## EXERCISE DETAILS
Reproduce all the lines below exactly and omit the images.

## AVAILABLE DATA

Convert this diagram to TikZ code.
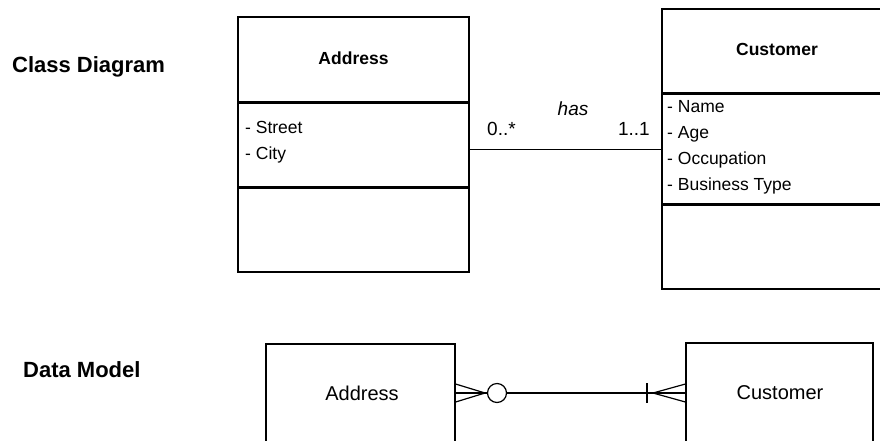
\documentclass[tikz,border=0pt]{standalone}
\usepackage{fontspec}
\setmainfont{Liberation Sans}
\begin{document}
\begin{tikzpicture}[x=1pt,y=-1pt,
  box/.style={draw=black,line width=1.2pt,inner sep=0pt},
  sep/.style={line width=3pt},
  conn/.style={line width=1.2pt},
  section/.style={font=\fontsize{22}{26}\selectfont\bfseries,anchor=base west,inner sep=0pt},
  ctitle/.style={font=\fontsize{17.5}{21}\selectfont\bfseries,anchor=base,inner sep=0pt},
  attr/.style={font=\fontsize{17.5}{21}\selectfont,anchor=base west,inner sep=0pt},
  alabel/.style={font=\fontsize{19}{23}\selectfont,anchor=base,inner sep=0pt},
  elabel/.style={font=\fontsize{20}{24}\selectfont,anchor=base,inner sep=0pt}]
\useasboundingbox (0,0) rectangle (880,440);
\clip (0,0) rectangle (880,440);

% section labels
\node[section] (lcd) at (12,72) {Class Diagram};
\node[section] (ldm) at (23,377) {Data Model};

% class boxes
\node[box,minimum width=231pt,minimum height=255pt] (ca) at (353.5,144.5) {};
\node[box,minimum width=230pt,minimum height=280pt] (cc) at (777,149) {};
\draw[sep] (ca.west |- 0,102) -- (ca.east |- 0,102);
\draw[sep] (ca.west |- 0,187) -- (ca.east |- 0,187);
\draw[sep] (cc.west |- 0,93) -- (cc.east |- 0,93);
\draw[sep] (cc.west |- 0,204) -- (cc.east |- 0,204);

\node[ctitle] (tca) at (353.5,64) {Address};
\node[ctitle] (tcc) at (777,55) {Customer};
\node[attr] (a1) at (245,133) {- Street};
\node[attr] (a2) at (245,159) {- City};
\node[attr] (c1) at (667,112) {- Name};
\node[attr] (c2) at (667,138) {- Age};
\node[attr] (c3) at (667,164.5) {- Occupation};
\node[attr] (c4) at (667,190.5) {- Business Type};

% association
\draw[conn] (ca.east |- 0,149.5) -- (cc.west |- 0,149.5);
\node[alabel,font=\fontsize{19}{23}\selectfont\itshape] (has) at (573,115) {has};
\node[alabel,anchor=base west] (m1) at (487,135) {0..*};
\node[alabel,anchor=base east] (m2) at (650,135) {1..1};

% data model
\node[box,minimum width=189pt,minimum height=140pt] (da) at (360.5,414) {};
\node[box,minimum width=187pt,minimum height=140pt] (dc) at (779.5,413) {};
\node[elabel] (tda) at (362,400) {Address};
\node[elabel] (tdc) at (780,399) {Customer};

\coordinate (fa) at (485,393);
\node[draw,circle,line width=1.2pt,minimum size=19pt,inner sep=0pt] (ring) at (497,393) {};
\coordinate (fc) at (653,393);
\draw[conn] (da.east |- 0,384) -- (fa);
\draw[conn] (da.east |- 0,393) -- (fa);
\draw[conn] (da.east |- 0,402) -- (fa);
\draw[conn] (fa) -- (ring.west);
\draw[conn] (ring.east) -- (dc.west |- 0,393);
\draw[conn] (647,383) -- (647,403);
\draw[conn] (fc) -- (dc.west |- 0,384);
\draw[conn] (fc) -- (dc.west |- 0,402);
\end{tikzpicture}
\end{document}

## SOLUTION FOR THIS PROBLEM
Convert this diagram to TikZ code.
\documentclass[tikz,border=0pt]{standalone}
\usepackage{fontspec}
\setmainfont{Liberation Sans}
\begin{document}
\begin{tikzpicture}[x=1pt,y=-1pt,
  box/.style={draw=black,line width=1.2pt,inner sep=0pt},
  sep/.style={line width=3pt},
  conn/.style={line width=1.2pt},
  section/.style={font=\fontsize{22}{26}\selectfont\bfseries,anchor=base west,inner sep=0pt},
  ctitle/.style={font=\fontsize{17.5}{21}\selectfont\bfseries,anchor=base,inner sep=0pt},
  attr/.style={font=\fontsize{17.5}{21}\selectfont,anchor=base west,inner sep=0pt},
  alabel/.style={font=\fontsize{19}{23}\selectfont,anchor=base,inner sep=0pt},
  elabel/.style={font=\fontsize{20}{24}\selectfont,anchor=base,inner sep=0pt}]
\useasboundingbox (0,0) rectangle (880,440);
\clip (0,0) rectangle (880,440);

% section labels
\node[section] (lcd) at (12,72) {Class Diagram};
\node[section] (ldm) at (23,377) {Data Model};

% class boxes
\node[box,minimum width=231pt,minimum height=255pt] (ca) at (353.5,144.5) {};
\node[box,minimum width=230pt,minimum height=280pt] (cc) at (777,149) {};
\draw[sep] (ca.west |- 0,102) -- (ca.east |- 0,102);
\draw[sep] (ca.west |- 0,187) -- (ca.east |- 0,187);
\draw[sep] (cc.west |- 0,93) -- (cc.east |- 0,93);
\draw[sep] (cc.west |- 0,204) -- (cc.east |- 0,204);

\node[ctitle] (tca) at (353.5,64) {Address};
\node[ctitle] (tcc) at (777,55) {Customer};
\node[attr] (a1) at (245,133) {- Street};
\node[attr] (a2) at (245,159) {- City};
\node[attr] (c1) at (667,112) {- Name};
\node[attr] (c2) at (667,138) {- Age};
\node[attr] (c3) at (667,164.5) {- Occupation};
\node[attr] (c4) at (667,190.5) {- Business Type};

% association
\draw[conn] (ca.east |- 0,149.5) -- (cc.west |- 0,149.5);
\node[alabel,font=\fontsize{19}{23}\selectfont\itshape] (has) at (573,115) {has};
\node[alabel,anchor=base west] (m1) at (487,135) {0..*};
\node[alabel,anchor=base east] (m2) at (650,135) {1..1};

% data model
\node[box,minimum width=189pt,minimum height=140pt] (da) at (360.5,414) {};
\node[box,minimum width=187pt,minimum height=140pt] (dc) at (779.5,413) {};
\node[elabel] (tda) at (362,400) {Address};
\node[elabel] (tdc) at (780,399) {Customer};

\coordinate (fa) at (485,393);
\node[draw,circle,line width=1.2pt,minimum size=19pt,inner sep=0pt] (ring) at (497,393) {};
\coordinate (fc) at (653,393);
\draw[conn] (da.east |- 0,384) -- (fa);
\draw[conn] (da.east |- 0,393) -- (fa);
\draw[conn] (da.east |- 0,402) -- (fa);
\draw[conn] (fa) -- (ring.west);
\draw[conn] (ring.east) -- (dc.west |- 0,393);
\draw[conn] (647,383) -- (647,403);
\draw[conn] (fc) -- (dc.west |- 0,384);
\draw[conn] (fc) -- (dc.west |- 0,402);
\end{tikzpicture}
\end{document}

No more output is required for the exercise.